Judge Dal Williamson’s ruling last week in the animal-abuse case against an elderly Jones County couple will, it appears, have a lasting effect on how law enforcement will be able to conduct search and seizures. The case is likely headed to the state Supreme Court and Williamson urged attorneys to get an opinion from the attorney general on the constitutionality of Mississippi law 97-41-2.
This is no longer just an animal case but how far law enforcement can go with search and seizure warrants — and that could have lasting effects on every resident of this county for all those who own pets. In the case involving the Jones County Sheriff’s Department, the Humane Society of the United States, Southern Cross Animal Rescue and Col. David and Mary Ellen Senne, at issue is the status of five dogs of more than 90 seized from the Senne’s property in July.
The probable cause to get a search and seizure warrant came via a visit by four SCAR members in May — more than 50 days before they swore affidavits to what they saw the property. According to the statute, “Such probable cause may be established upon sworn testimony of any person who has witnessed the condition of said animal.” In SCAR’s affidavits, they contend that animals in an octagonal building and a smaller nearby building labeled “Kitty City” contained animals that were being abused. SCAR never visited the Sennes’ residence, at the time a house boat on a lake on the 160-plus-acre property in the Johnson Community.
On that houseboat lived five pets with whom the Sennes had a personal connection. But neither SCAR nor the sheriff’s department ever visited that residence to see if there were dogs and cats being “abused” there. By seeing “alleged abuse” at two buildings, a warrant was issued to search every building on the property. The generality of the warrant is what is in question here. Without personally witnessing the conditions in every building, can a warrant then be issued to legally search and seize property inside those buildings that there was no first-hand knowledge of the conditions?
The Mississippi Constitution is much more stringent in its protections of personal property rights than even the U.S. Constitution and that, too, likely played a role in the decision to seek an attorney general’s opinion.
Of course, we have argued from the start that had the appropriate legwork been done by both SCAR and the sheriff’s department, it likely would have found that these people needed help and were overwhelmed because of their Good Samaritans’ hearts. And despite claims by sheriff’s department representatives that “every ‘i’ was dotted and every ‘t’ was crossed” in an “exhaustive three-month investigation” into this case, had any of that been done, we likely wouldn’t be where we are now. In the warrant application, JCSO Lt. David Ward never mentioned cruel treatment, neglect or abandonment of any of those five dogs within the Sennes’ residence.
What likely happened is that SCAR went to the sheriff’s department, as they have done myriad times in the past. The sheriff’s department took SCAR at its word and moved from there. They cut corners, didn’t do the legwork necessary and forgot a few “i’s and t’s” along the way. They then turned it into a media circus, after which most of said circus has long since left town — as we are sure they wish we would, too.
In their Facebook Live TV show from the day of the raid, the sheriff and his underlings repeatedly pushed a narrative to have animal cruelty laws changed.

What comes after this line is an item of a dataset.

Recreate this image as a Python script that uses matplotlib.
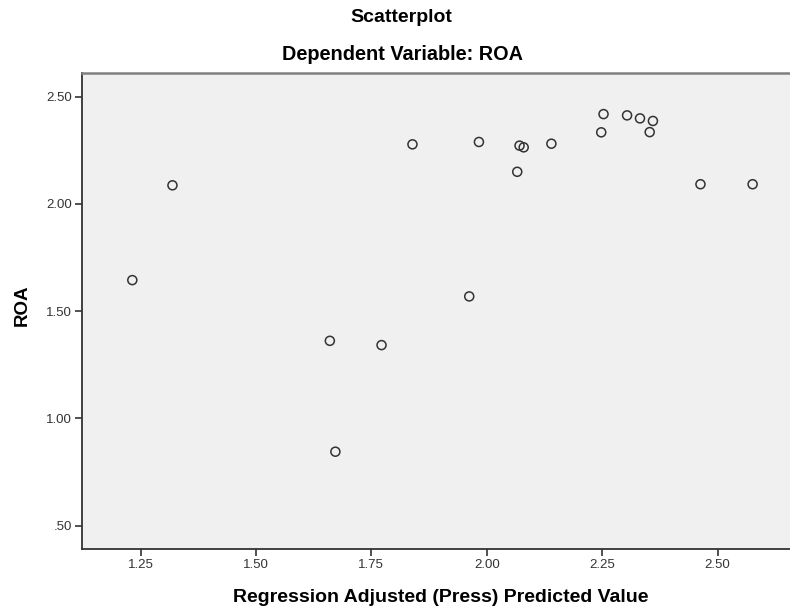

Now it appears as if they will get their wish, albeit not what they expected. This case will have much more long-lasting effects on how the state deals with abused animals and the lengths to which law enforcement can go to “search and seize” those animals. Locally, we just hope this case will open the sheriff’s eyes to the fact that he and his department did not do their homework on this case — and that is a scary proposition as Hodge seeks a fourth term in office.